Mais do que a caracterização do esquema das rachadinhas, linha de acusação com robustez para apresentação de denúncia contra o senador Flávio Bolsonaro (Republicanos-RJ) e seu ex-assessor parlamentar Fabrício Queiroz, preso na quinta-feira, o maior estrago da Operação Anjo para o Palácio do Planalto é o avanço da investigação sobre a relação do clã Bolsonaro com as milícias cariocas. O que era uma possibilidade, muito explorada politicamente nas ruas e nas redes sociais pela oposição ao presidente da República, ganhou contornos concretos.

Se nas quebras de sigilo bancário e fiscal e mandados de busca e apreensão do ano passado o Ministério Público do Rio de Janeiro (MPRJ) tinha aberto o leque ao mirar mais de cem pessoas físicas e jurídicas envolvidas no esquema, agora a Promotoria concentrou esforços que mostram a proximidade de Queiroz e sua mulher Márcia, considerada foragida, com o miliciano Adriano Magalhães da Nóbrega, morto pela polícia em fevereiro, no interior da Bahia.

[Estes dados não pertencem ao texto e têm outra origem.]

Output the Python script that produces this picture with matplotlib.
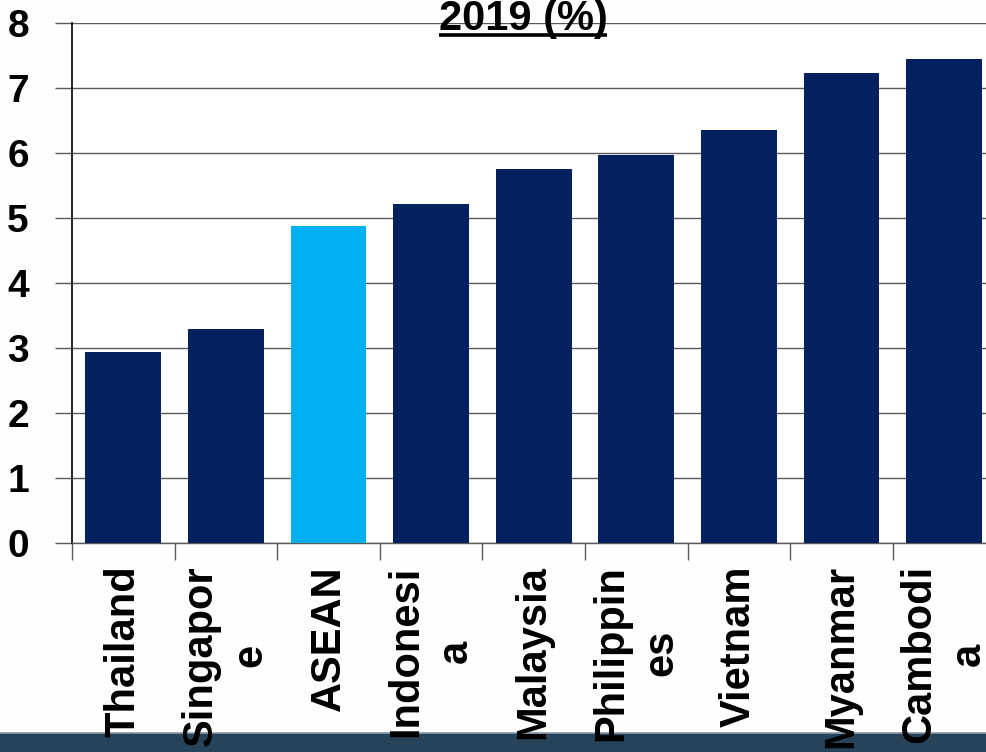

Há evidências de que Adriano era bem mais do que o marido e o filho de duas funcionárias de Flávio, entre as dezenas de servidores fantasmas lotados no gabinete do filho mais velho de Jair Bolsonaro, quando ele era deputado na Assembleia Legislativa do Rio. No pedido de prisão preventiva de Queiroz e Márcia, o MP fluminense demonstra por meio de áudios e mensagens de aplicativo a grande intimidade entre a mulher do operador de Flávio e a mãe de Adriano, Raimunda Vera Magalhães. Elas formam uma dupla dinâmica a executar os planos do grupo, por causa das restrições de contato físico e telefônico entre Queiroz e o miliciano, com quem o ex-assessor de Flávio trabalhou no 18º Batalhão da Polícia Militar, em Jacarepaguá.

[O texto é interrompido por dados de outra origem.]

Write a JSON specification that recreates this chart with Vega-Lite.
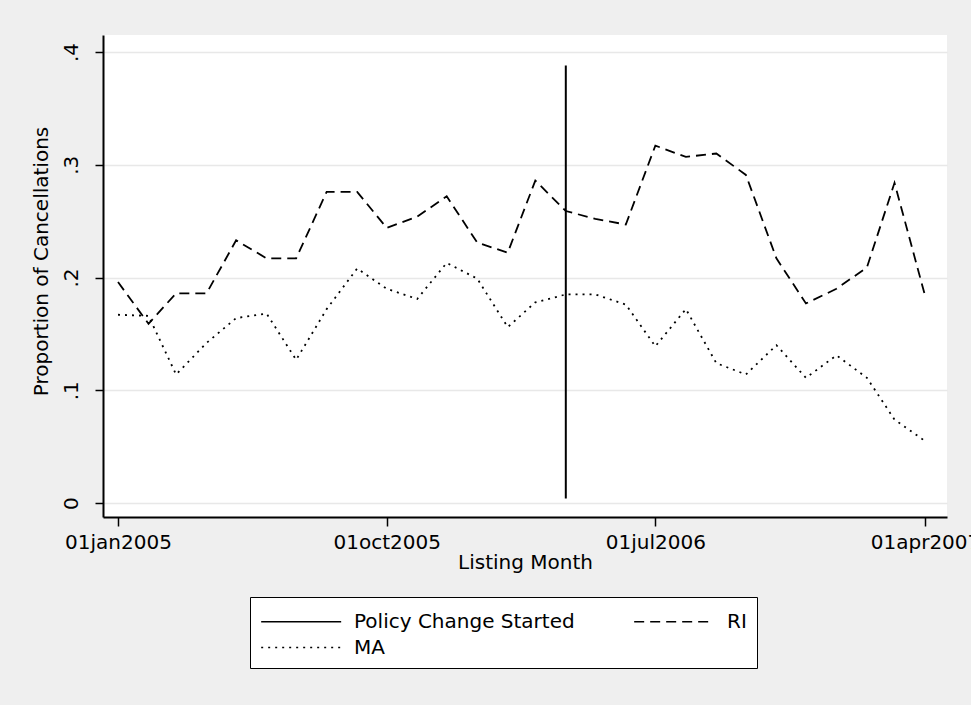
{
  "$schema": "https://vega.github.io/schema/vega-lite/v6.json",
  "autosize": {"type": "none"},
  "width": 844,
  "height": 482,
  "padding": {"left": 103, "top": 35, "right": 24, "bottom": 188},
  "background": "#efefef",
  "config": {
    "font": "DejaVu Sans",
    "view": {"fill": "white", "stroke": null},
    "axis": {
      "domainColor": "black", "domainWidth": 2,
      "tickColor": "black", "tickWidth": 1.5, "tickSize": 8,
      "labelFont": "DejaVu Sans", "labelFontSize": 20, "labelColor": "black",
      "titleFont": "DejaVu Sans", "titleFontSize": 20, "titleFontWeight": "normal", "titleColor": "black"
    },
    "legend": {
      "orient": "none", "legendX": 147, "legendY": 562,
      "columns": 2, "direction": "horizontal",
      "strokeColor": "black", "fillColor": "white", "padding": 10,
      "symbolType": "M -1 0 L 5 0", "symbolSize": 711, "symbolStrokeColor": "black", "symbolStrokeWidth": 1.5, "symbolFillColor": "transparent",
      "labelFont": "DejaVu Sans", "labelFontSize": 20, "labelColor": "black", "labelOffset": 65, "labelLimit": 400,
      "columnPadding": 56, "rowPadding": 1
    }
  },
  "datasets": {
    "lines": [
      {"date": "2005-01-01", "series": "RI", "value": 0.196},
      {"date": "2005-02-01", "series": "RI", "value": 0.159},
      {"date": "2005-03-01", "series": "RI", "value": 0.186},
      {"date": "2005-04-01", "series": "RI", "value": 0.186},
      {"date": "2005-05-01", "series": "RI", "value": 0.233},
      {"date": "2005-06-01", "series": "RI", "value": 0.217},
      {"date": "2005-07-01", "series": "RI", "value": 0.217},
      {"date": "2005-08-01", "series": "RI", "value": 0.276},
      {"date": "2005-09-01", "series": "RI", "value": 0.276},
      {"date": "2005-10-01", "series": "RI", "value": 0.244},
      {"date": "2005-11-01", "series": "RI", "value": 0.254},
      {"date": "2005-12-01", "series": "RI", "value": 0.272},
      {"date": "2006-01-01", "series": "RI", "value": 0.231},
      {"date": "2006-02-01", "series": "RI", "value": 0.222},
      {"date": "2006-03-01", "series": "RI", "value": 0.286},
      {"date": "2006-04-01", "series": "RI", "value": 0.259},
      {"date": "2006-05-01", "series": "RI", "value": 0.252},
      {"date": "2006-06-01", "series": "RI", "value": 0.247},
      {"date": "2006-07-01", "series": "RI", "value": 0.317},
      {"date": "2006-08-01", "series": "RI", "value": 0.307},
      {"date": "2006-09-01", "series": "RI", "value": 0.310},
      {"date": "2006-10-01", "series": "RI", "value": 0.291},
      {"date": "2006-11-01", "series": "RI", "value": 0.217},
      {"date": "2006-12-01", "series": "RI", "value": 0.177},
      {"date": "2007-01-01", "series": "RI", "value": 0.190},
      {"date": "2007-02-01", "series": "RI", "value": 0.209},
      {"date": "2007-03-01", "series": "RI", "value": 0.284},
      {"date": "2007-04-01", "series": "RI", "value": 0.184},
      {"date": "2005-01-01", "series": "MA", "value": 0.167},
      {"date": "2005-02-01", "series": "MA", "value": 0.166},
      {"date": "2005-03-01", "series": "MA", "value": 0.114},
      {"date": "2005-04-01", "series": "MA", "value": 0.142},
      {"date": "2005-05-01", "series": "MA", "value": 0.164},
      {"date": "2005-06-01", "series": "MA", "value": 0.168},
      {"date": "2005-07-01", "series": "MA", "value": 0.127},
      {"date": "2005-08-01", "series": "MA", "value": 0.172},
      {"date": "2005-09-01", "series": "MA", "value": 0.208},
      {"date": "2005-10-01", "series": "MA", "value": 0.190},
      {"date": "2005-11-01", "series": "MA", "value": 0.181},
      {"date": "2005-12-01", "series": "MA", "value": 0.213},
      {"date": "2006-01-01", "series": "MA", "value": 0.199},
      {"date": "2006-02-01", "series": "MA", "value": 0.156},
      {"date": "2006-03-01", "series": "MA", "value": 0.178},
      {"date": "2006-04-01", "series": "MA", "value": 0.185},
      {"date": "2006-05-01", "series": "MA", "value": 0.185},
      {"date": "2006-06-01", "series": "MA", "value": 0.176},
      {"date": "2006-07-01", "series": "MA", "value": 0.139},
      {"date": "2006-08-01", "series": "MA", "value": 0.172},
      {"date": "2006-09-01", "series": "MA", "value": 0.124},
      {"date": "2006-10-01", "series": "MA", "value": 0.114},
      {"date": "2006-11-01", "series": "MA", "value": 0.140},
      {"date": "2006-12-01", "series": "MA", "value": 0.111},
      {"date": "2007-01-01", "series": "MA", "value": 0.131},
      {"date": "2007-02-01", "series": "MA", "value": 0.111},
      {"date": "2007-03-01", "series": "MA", "value": 0.074},
      {"date": "2007-04-01", "series": "MA", "value": 0.055}
    ],
    "policy": [
      {"date": "2006-04-01", "series": "Policy Change Started", "lo": 0.004, "hi": 0.388}
    ]
  },
  "layer": [
    {
      "data": {"name": "policy"},
      "mark": {"type": "rule", "color": "black", "strokeWidth": 2},
      "encoding": {
        "x": {"field": "date", "type": "temporal"},
        "y": {"field": "lo", "type": "quantitative"},
        "y2": {"field": "hi"},
        "strokeDash": {"field": "series", "type": "nominal"}
      }
    },
    {
      "data": {"name": "lines"},
      "mark": {"type": "line", "color": "black", "strokeWidth": 1.8},
      "encoding": {
        "x": {
          "field": "date", "type": "temporal",
          "scale": {"type": "utc", "domain": [{"year": 2004, "month": 12, "date": 16, "hours": 18, "utc": true}, {"year": 2007, "month": 4, "date": 23, "hours": 8, "utc": true}], "nice": false},
          "axis": {
            "title": "Listing Month",
            "values": [{"year": 2005, "month": 1, "date": 1, "utc": true}, {"year": 2005, "month": 10, "date": 1, "utc": true}, {"year": 2006, "month": 7, "date": 1, "utc": true}, {"year": 2007, "month": 4, "date": 1, "utc": true}],
            "labelExpr": "lower(utcFormat(datum.value, '%d%b%Y'))",
            "grid": false, "labelFlush": false, "labelOverlap": false, "labelBound": false,
            "tickSize": 9, "labelPadding": 6, "titlePadding": 0
          }
        },
        "y": {
          "field": "value", "type": "quantitative",
          "scale": {"domain": [-0.0124, 0.4151], "nice": false, "zero": false},
          "axis": {
            "title": "Proportion of Cancellations",
            "values": [0, 0.1, 0.2, 0.3, 0.4],
            "labelExpr": "datum.value == 0 ? '0' : replace(format(datum.value, '.1f'), '0.', '.')",
            "labelAngle": -90, "labelAlign": "center", "labelBaseline": "bottom", "labelPadding": 14,
            "grid": true, "gridColor": "#e8e8e8", "gridWidth": 1.5,
            "titlePadding": 10, "titleY": 226
          }
        },
        "strokeDash": {
          "field": "series", "type": "nominal",
          "scale": {"domain": ["Policy Change Started", "RI", "MA"], "range": [[1, 0], [10, 6], [2, 5]]},
          "legend": {"title": null}
        },
        "detail": {"field": "series"}
      }
    }
  ]
}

Numa transação com modalidade aparentemente distinta a dos saques e depósitos fracionados das rachadinhas, nas quais funcionários de Flávio repassavam a quase integralidade de seus salários, o MP do Rio identificou transferências de mais de R$ 400 mil de duas pizzarias em nome de Adriano e sua mãe para a conta de Queiroz. Há ainda o curioso relato de um homem que, por intermédio de Márcia, pede ao ex-policial militar para protegê-lo dos "meninos", após ter sido ameaçado por milicianos que dominam comunidades da zona oeste carioca. "Aí eu queria que se desse para ele ligar, se conhecer alguém daqui, Tijuquinha, Rio das Pedras, os 'meninos' que cuida (sic) daqui", roga o interlocutor.

Queiroz aparece como um vendedor, não de carros - como justificou por escrito ao MP para ter uma movimentação bancária incompatível com seus rendimentos - mas de influência. Seja por seu poder local, com a parceria com a criminalidade praticada por ex-PMs, ou pelo acesso ao poder político, a "cúpula de cima", com quem se diz capaz de obter cargos e resolver problemas.

Num deles, que mereceu uma nota de pé de página no documento do MP, Queiroz é requisitado por uma pessoa chamada Heyder, em setembro do ano passado, a ajudar "Major Edson e Tenente Medeiros, do caso Amarildo". Trata-se dos dois principais policiais militares, de um grupo de 13, condenados, entre outros crimes, pela tortura e desaparecimento do pedreiro Amarildo dos Santos, na favela da Rocinha, em 2013.

Na mesma época, Bolsonaro comunicava à imprensa que planejava um indulto a policiais condenados por crimes de grande repercussão como os massacres de Eldorado do Carajás e do Carandiru. Para isso, chegou a pedir a comandantes da PM que enviassem o nome de possíveis beneficiados.

Em nenhum momento, o MP fluminense cita o presidente, que não está em sua alçada. Mas por trás de Queiroz e companhia, como uma entidade a guiar as estratégias para escapar da Justiça, está o "Anjo", que dá nome à operação. É o codinome do ex-advogado de Flávio, Frederick Wassef, dono da casa onde Queiroz estava escondido havia um ano. Wassef também é advogado e conselheiro de Bolsonaro, e frequenta assiduamente o Planalto e o Alvorada. O presidente agora busca se afastar dele. Uma tarefa improvável e dos diabos.